V. Maldonado: Cuestión de principios

por: Víctor Maldonado C.

El poder es una vaina que enreda y corrompe. Por eso hay que asumirlo dosificadamente y por un tiempo limitado. Cualquier otra posibilidad deviene en tiranía y termina envileciendo el acto de dirigir a otros. Al respecto nadie se ha llamado a engaños. A esa capacidad hay que mantenerla controlada, y de eso se encarga la institucionalidad desde donde se ejerce el poder, porque no hay dudas de que los hombres acostumbran a esquivar la virtud en cuanto se consideran inmunes al castigo. Y en este aspecto, no hay hombres mejores.

En la República de Platón el filósofo hace decir a Glaucón que “no habría nadie tan íntegro que perseverara firmemente en la justicia y soportara el abstenerse de los bienes ajenos, sin tocarlos, cuando podría tanto apoderarse impunemente de lo que quisiera del mercado, como al entrar en las casas, acostarse con la mujer que prefiriera, y tanto matar a unos, como librar de las cadenas a otros, según su voluntad, y hacer todo como si fuera igual a un dios entre los hombres. En esto un hombre justo no haría nada diferente del injusto, sino que ambos marcharían por el mismo camino”. Que al final se haga así o no, dependerá de cuan exigentes sean las reglas y las rutinas organizacionales y cuanta capacidad tengan ellas para defenderse de la tentación perenne de perpetuar un mandato que al inicio siempre es otorgado por un tiempo determinado.

El problema está entonces en la debilidad de nuestras instituciones. La verdadera razón por la que terminamos arrebatados por este huracán de arcaísmos que encarna el líder del proceso revolucionario es que muy pocas de nuestras frágiles expresiones  de comunidad política (llámese país, gremio empresarial, sindicato o asociación de vecinos) ha sido capaz de garantizar la legitimidad de sus propias disposiciones y acuerdos, y por lo tanto una tras otra se han dejado arrebatar la soberanía colectiva por cuenta del discurso y capacidad de movilización de aquel que se cree imprescindible. Lo malo se pega, y en medio de este borrascoso mar de caudillitos y caudillajes se pueden apreciar dos arreglos que nos hacen las víctimas propicias de lo que nos está ocurriendo: las reelecciones, y el desprecio que nos provoca las reglas y las rutinas institucionales. Por esas razones cualquiera se lleva en el bolsillo un esfuerzo colectivo. Y porque a nosotros no nos importa darle el reconocimiento social que ningún usurpador merece.

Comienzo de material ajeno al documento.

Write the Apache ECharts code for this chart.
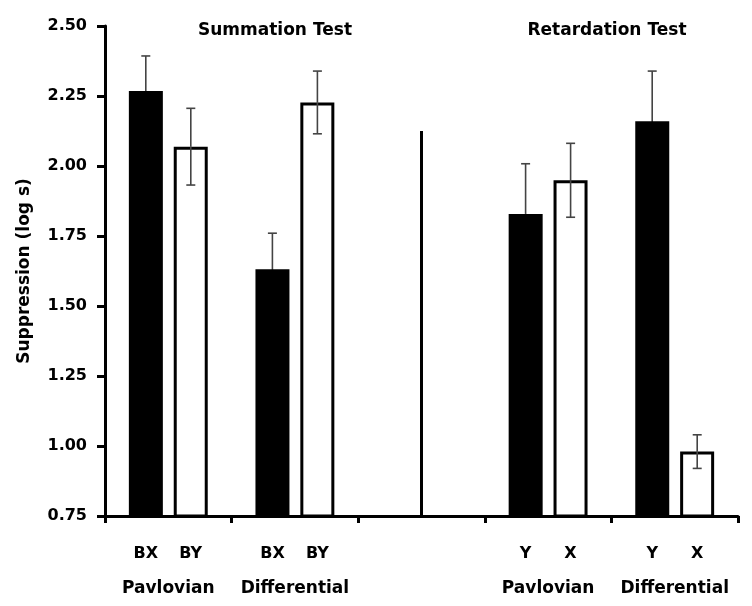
<!DOCTYPE html>
<html>
<head>
<meta charset="utf-8">
<script src="https://cdn.jsdelivr.net/npm/echarts@6/dist/echarts.min.js"></script>
<style>html,body{margin:0;padding:0;background:#fff}#c{width:752px;height:606px}</style>
</head>
<body>
<div id="c"></div>
<script>
// ---- data ----
const groups = ['Pavlovian', 'Differential', '', 'Pavlovian', 'Differential'];
const firstLabels = ['BX', 'BX', '', 'Y', 'Y'];
const secondLabels = ['BY', 'BY', '', 'X', 'X'];
const firstMeans = [2.268, 1.631, null, 1.829, 2.160];
const firstErr = [0.125, 0.129, null, 0.179, 0.179];
const secondMeans = [2.069, 2.227, null, 1.949, 0.980];
const secondErr = [0.137, 0.112, null, 0.132, 0.060];
const panelTitles = ['Summation Test', 'Retardation Test'];
const separator = { group: 2, from: 0.75, to: 2.125 };
const yName = 'Suppression (log s)';

const FONT = 'DejaVu Sans';
const BAR_W = 34;
const OFFSET = 22.5;

function errData(means, errs, side) {
  const out = [];
  means.forEach((m, i) => {
    if (m != null) out.push([i, m - errs[i], m + errs[i], side, m]);
  });
  return out;
}

const chart = echarts.init(document.getElementById('c'), null, { renderer: 'canvas' });

function barLabel(arr, dist) {
  return {
    show: true,
    position: 'bottom',
    distance: dist,
    formatter: p => arr[p.dataIndex],
    fontFamily: FONT, fontWeight: 'bold', fontSize: 16, color: '#000'
  };
}

const option = {
  animation: false,
  backgroundColor: '#fff',
  grid: { left: 105, right: 14, top: 26, bottom: 90 },
  xAxis: {
    type: 'category',
    data: groups,
    axisLine: { lineStyle: { color: '#000', width: 3 } },
    axisTick: { show: true, length: 7, lineStyle: { color: '#000', width: 3 } },
    axisLabel: { interval: 0, margin: 64, fontFamily: FONT, fontWeight: 'bold', fontSize: 17, color: '#000' },
    splitLine: { show: false }
  },
  yAxis: {
    type: 'value',
    min: 0.75, max: 2.5, interval: 0.25,
    name: yName,
    nameLocation: 'middle',
    nameGap: 72,
    nameRotate: 90,
    nameTextStyle: { fontFamily: FONT, fontWeight: 'bold', fontSize: 17, color: '#000' },
    axisLine: { show: true, lineStyle: { color: '#000', width: 3 } },
    axisTick: { show: true, length: 8, lineStyle: { color: '#000', width: 3 } },
    axisLabel: { margin: 18, formatter: v => v.toFixed(2), fontFamily: FONT, fontWeight: 'bold', fontSize: 16, color: '#000' },
    splitLine: { show: false }
  },
  graphic: [
    { type: 'text', x: 275, y: 31, style: { text: panelTitles[0], align: 'center', verticalAlign: 'middle', font: 'bold 17px "DejaVu Sans"', fill: '#000' } },
    { type: 'text', x: 607, y: 31, style: { text: panelTitles[1], align: 'center', verticalAlign: 'middle', font: 'bold 17px "DejaVu Sans"', fill: '#000' } }
  ],
  series: [
    {
      type: 'bar', name: 'first', data: firstMeans,
      barWidth: BAR_W, barGap: '32%',
      itemStyle: { color: '#000' },
      label: barLabel(firstLabels, 30),
      z: 2
    },
    {
      type: 'bar', name: 'second', data: secondMeans,
      barWidth: BAR_W, barGap: '32%',
      itemStyle: { color: '#fff', borderColor: '#000', borderWidth: 3 },
      label: barLabel(secondLabels, 28),
      z: 2
    },
    {
      type: 'line', name: 'separator', data: [],
      markLine: {
        silent: true, symbol: ['none', 'none'],
        label: { show: false },
        lineStyle: { color: '#000', width: 3, type: 'solid' },
        data: [[{ coord: [separator.group, separator.from] }, { coord: [separator.group, separator.to] }]]
      }
    },
    {
      type: 'custom', name: 'err',
      data: errData(firstMeans, firstErr, -1).concat(errData(secondMeans, secondErr, 1)),
      encode: { x: 0, y: [1, 2] },
      z: 5,
      renderItem: function (params, api) {
        const c = api.value(0);
        const lo = api.coord([c, api.value(1)]);
        const hi = api.coord([c, api.value(2)]);
        const mid = api.coord([c, api.value(4)]);
        const side = api.value(3);
        const x = lo[0] + side * OFFSET;
        const cap = 4.5;
        const st = { stroke: '#444', lineWidth: 1.6 };
        const low = side < 0 ? { stroke: '#000', lineWidth: 1.6 } : st;
        return {
          type: 'group',
          children: [
            { type: 'line', shape: { x1: x, y1: mid[1], x2: x, y2: hi[1] }, style: st },
            { type: 'line', shape: { x1: x, y1: lo[1], x2: x, y2: mid[1] }, style: low },
            { type: 'line', shape: { x1: x - cap, y1: lo[1], x2: x + cap, y2: lo[1] }, style: low },
            { type: 'line', shape: { x1: x - cap, y1: hi[1], x2: x + cap, y2: hi[1] }, style: st }
          ]
        };
      }
    }
  ]
};
chart.setOption(option);
</script>
</body>
</html>
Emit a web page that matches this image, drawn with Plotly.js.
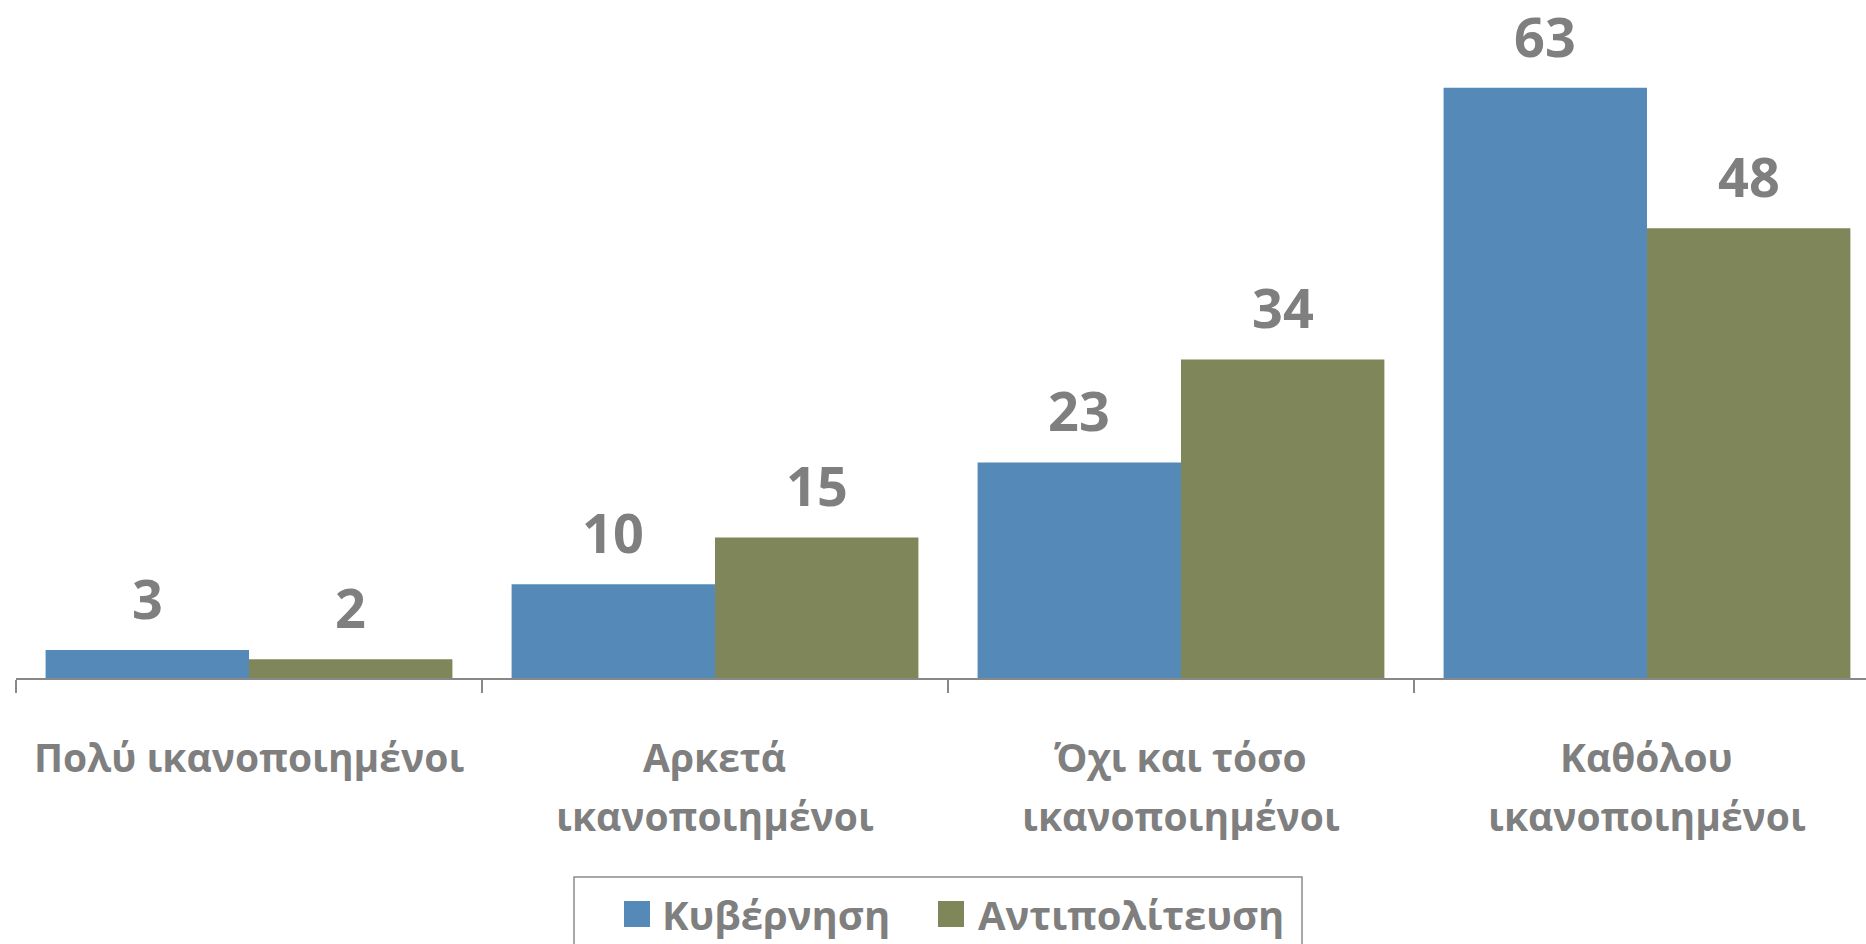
<!DOCTYPE html>
<html>
<head>
<meta charset="utf-8">
<script src="https://cdn.plot.ly/plotly-3.0.1.min.js"></script>
<style>html,body{margin:0;padding:0;background:#fff;}#chart{width:1866px;height:944px;}</style>
</head>
<body>
<div id="chart"></div>
<script>
const categories = ["Πολύ ικανοποιημένοι", "Αρκετά<br>ικανοποιημένοι", "Όχι και τόσο<br>ικανοποιημένοι", "Καθόλου<br>ικανοποιημένοι"];
const seriesNames = ["Κυβέρνηση", "Αντιπολίτευση"];
const government = [3, 10, 23, 63];
const opposition = [2, 15, 34, 48];

const colors = ["#558AB8", "#7F865A"];
const textGray = "#7F7F7F";
const FONT = "Open Sans, sans-serif";
const bargap = 0.127;

const seriesValues = [government, opposition];
const traces = seriesValues.map((vals, s) => ({
  type: "bar",
  name: seriesNames[s],
  x: categories,
  y: vals,
  marker: { color: colors[s] },
  hoverinfo: "none",
  showlegend: false
}));

const barW = (1 - bargap) / 2;
const annotations = [];
// value labels
seriesValues.forEach((vals, s) => {
  vals.forEach((v, i) => {
    annotations.push({
      x: i + (s === 0 ? -barW / 2 : barW / 2),
      y: v,
      xref: "x", yref: "y",
      text: String(v),
      showarrow: false,
      yanchor: "bottom",
      yshift: 13,
      font: { family: FONT, size: 54, color: textGray, weight: 700 }
    });
  });
});
// category labels (each line placed separately for wider line spacing)
categories.forEach((c, i) => {
  c.split("<br>").forEach((line, k) => {
    annotations.push({
      x: i, y: 0, xref: "x", yref: "paper",
      text: line,
      showarrow: false,
      yanchor: "middle",
      yshift: -78 - k * 59,
      font: { family: FONT, size: 39, color: textGray, weight: 700 }
    });
  });
});

// legend (drawn in paper coordinates; plot area starts at 16px, width 1850, height 678)
const px = v => (v - 16) / 1850;
const py = v => (678 - v) / 678;
const shapes = [
  { type: "rect", xref: "paper", yref: "paper", x0: px(574), x1: px(1302), y0: py(877), y1: py(990),
    line: { color: "#8C8C8C", width: 1.5 }, fillcolor: "rgba(0,0,0,0)" }
];
const legendSquares = [624, 938];
const legendTexts = [660, 976];
seriesNames.forEach((n, s) => {
  shapes.push({ type: "rect", xref: "paper", yref: "paper",
    x0: px(legendSquares[s]), x1: px(legendSquares[s] + 26), y0: py(901), y1: py(927),
    line: { width: 0 }, fillcolor: colors[s] });
  annotations.push({
    x: px(legendTexts[s]), y: py(914), xref: "paper", yref: "paper",
    xanchor: "left", yanchor: "middle",
    text: n, showarrow: false,
    font: { family: FONT, size: 40, color: textGray, weight: 700 }
  });
});

const layout = {
  width: 1866,
  height: 944,
  margin: { l: 16, r: 0, t: 0, b: 266 },
  paper_bgcolor: "#fff",
  plot_bgcolor: "#fff",
  barmode: "group",
  bargap: bargap,
  bargroupgap: 0,
  showlegend: false,
  xaxis: {
    type: "category",
    range: [-0.5, 3.47],
    showline: true,
    linecolor: "#888888",
    linewidth: 2,
    ticks: "outside",
    tickson: "boundaries",
    ticklen: 13,
    tickwidth: 2,
    tickcolor: "#888888",
    showgrid: false,
    showticklabels: false,
    fixedrange: true
  },
  yaxis: {
    range: [0, 72.36],
    visible: false,
    showgrid: false,
    zeroline: false,
    fixedrange: true
  },
  shapes: shapes,
  annotations: annotations
};

Plotly.newPlot("chart", traces, layout, { displayModeBar: false, staticPlot: true });
</script>
</body>
</html>
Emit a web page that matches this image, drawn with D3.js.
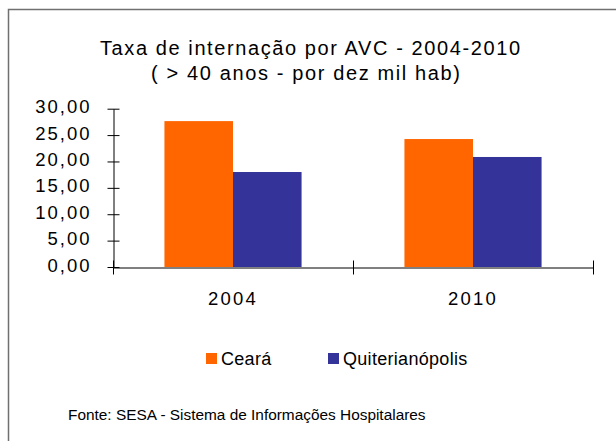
<!DOCTYPE html>
<meta charset="utf-8">
<style>
  body { margin: 0; background: #fff; }
  text { font-family: "Liberation Sans", Arial, sans-serif; fill: #000; }
</style>
<script src="https://d3js.org/d3.v7.min.js"></script>
<div id="chart"></div>
<script>

// data
var years = ["2004", "2010"];
var series = ["Ceará", "Quiterianópolis"];
var ceara = [27.65, 24.25];
var quiterianopolis = [18.0, 20.85];
var yTicks = [0, 5, 10, 15, 20, 25, 30];
var colors = ["#ff6600", "#333399"];

var rows = years.map(function(y, i) {
  return { year: y, values: [ceara[i], quiterianopolis[i]] };
});

var W = 616, H = 441;
var svg = d3.select("#chart").append("svg")
    .attr("width", W)
    .attr("height", H);

// outer frame (right and bottom edges fall outside the picture)
svg.append("rect")
    .attr("x", 8.5).attr("y", 9.5)
    .attr("width", 800).attr("height", 600)
    .attr("fill", "none")
    .attr("stroke", "#707070")
    .attr("stroke-width", 1.5);

// title
svg.append("text")
    .attr("x", 100).attr("y", 54.5)
    .attr("textLength", 420)
    .attr("lengthAdjust", "spacing")
    .style("font-size", "20px")
    .text("Taxa de internação por AVC - 2004-2010");
svg.append("text")
    .attr("x", 151).attr("y", 80)
    .attr("textLength", 309)
    .attr("lengthAdjust", "spacing")
    .style("font-size", "20px")
    .text("( > 40 anos - por dez mil hab)");

// scales
var x0 = d3.scaleBand()
    .domain(years)
    .range([113, 593])
    .padding(0);
var x1 = d3.scaleBand()
    .domain(series)
    .range([0, x0.bandwidth()])
    .paddingInner(0)
    .paddingOuter(0.75);
var y = d3.scaleLinear()
    .domain([0, 30])
    .range([267, 108.7]);

// bars
var groups = svg.selectAll("g.grp")
  .data(rows)
  .enter().append("g")
    .attr("class", "grp")
    .attr("transform", function(d) { return "translate(" + x0(d.year) + ",0)"; });
groups.selectAll("rect")
  .data(function(d) { return d.values.map(function(v, i) { return { s: series[i], v: v, i: i }; }); })
  .enter().append("rect")
    .attr("x", function(d) { return x1(d.s); })
    .attr("y", function(d) { return y(d.v); })
    .attr("width", x1.bandwidth())
    .attr("height", function(d) { return y(0) - y(d.v); })
    .attr("fill", function(d) { return colors[d.i]; });

// y axis
var yAxis = svg.append("g")
    .attr("transform", "translate(113.5,0)")
    .call(d3.axisLeft(y)
      .tickValues(yTicks)
      .tickSizeOuter(0)
      .tickPadding(16)
      .tickFormat(function(d) { return d.toFixed(2).replace(".", ","); }));
yAxis.select(".domain").attr("stroke", "#000");
yAxis.selectAll(".tick line").attr("x1", 6).attr("x2", -6).attr("stroke", "#000");
yAxis.selectAll(".tick text")
    .attr("dy", "0.22em")
    .style("font-size", "18.5px")
    .style("letter-spacing", "2px")
    .style("font-family", "'Liberation Sans', Arial, sans-serif");

// x axis
var xAxis = svg.append("g")
    .attr("transform", "translate(0,267.5)")
    .call(d3.axisBottom(x0).tickSize(0).tickSizeOuter(0).tickPadding(24));
xAxis.select(".domain").attr("stroke", "#000");
xAxis.selectAll(".tick text")
    .attr("dy", "0.71em")
    .style("font-size", "18.5px")
    .style("letter-spacing", "2.2px")
    .style("font-family", "'Liberation Sans', Arial, sans-serif");
// separator ticks between categories
var edges = years.map(function(d) { return x0(d); }).concat([x0.range()[1]]);
xAxis.selectAll("line.sep")
  .data(edges)
  .enter().append("line")
    .attr("class", "sep")
    .attr("x1", function(d) { return Math.round(d) + 0.5; })
    .attr("x2", function(d) { return Math.round(d) + 0.5; })
    .attr("y1", -7).attr("y2", 7)
    .attr("stroke", "#000");

// legend
var legendX = [206, 328];
var legend = svg.selectAll("g.leg")
  .data(series)
  .enter().append("g")
    .attr("class", "leg")
    .attr("transform", function(d, i) { return "translate(" + legendX[i] + ",353)"; });
legend.append("rect")
    .attr("width", 11).attr("height", 11)
    .attr("fill", function(d, i) { return colors[i]; });
legend.append("text")
    .attr("x", 15).attr("y", 11.5)
    .style("font-size", "18px")
    .style("letter-spacing", "0.3px")
    .text(function(d) { return d; });

// source note
svg.append("text")
    .attr("x", 68).attr("y", 420)
    .style("font-size", "15.4px")
    .style("letter-spacing", "0px")
    .text("Fonte: SESA - Sistema de Informações Hospitalares");

</script>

El signo de nuestra decadencia como comunidad política es que la reelección está de moda, aunque sepamos que todos los argumentos que se esgriman para fundamentarla sean pueriles e incluso repugnantes. La necesidad de mantenerse al frente porque el período original no alcanza para concluir el proyecto, que siempre está en el discurso que la justifica,  siempre esconde la criminal comodidad de la mayoría,  la banalidad con la que tratamos nuestros propios acuerdos, y los grados de libertad moral con los que juegan nuestros líderes. Nadie es imprescindible, y los proyectos son una desgracia cuando dependen de una persona y no responden a la lógica de un equipo organizado para la consecución de un fin. La verdad es que nuestra tragedia tiene que ver con esta odisea infernal del poder y sus signos, transformados rápidamente en una forma de vida, en un fin en sí mismo, y no en un medio para lograr bienestar y desarrollo. Nuestra desgracia es la impudicia y el cinismo con la que tratamos convenciones y costumbres, a las que estamos dispuestos a arrasar, eso sí, invocando el progreso y el cambio, aludiendo a una supuesta revolución, pero cayendo en la tajante contradicción que supone decir que se quiere el bien mientras se practica la corrosión de las instituciones.

Chávez es un fiel espejo de nuestra peor cara social. Líderes enquistados, o cayendo presas de la tentación de permanecer, sin caer en cuenta de que ellos tienen en sus manos toda la suerte de la república, que es asesinada cada vez que en el altar del despotismo cotidiano se inmola la decencia y la trayectoria de una institución. Un hombre bueno al menos debería tener los arrestos para cumplir su período y renunciar a cualquier posibilidad de perpetuarse en el poder. Pero hay pocos que se resistan, y lo peor es que en el camino van vendiendo una y otra vez su alma al diablo a cambio de un poquito más de tiempo.

Platón insiste en que los resultados no pueden atribuirse a la integridad de nadie. Tal vez tenga razón, pero me gustaría pensar que esa debilidad innata del individuo de alguna manera se puede compensar con ese capital social que es tan difícil de atajar, pero que uno aprecia cada vez que alguien exige respeto a la tradición y acatamiento a la inmanencia de las costumbres. Porque no todo vale.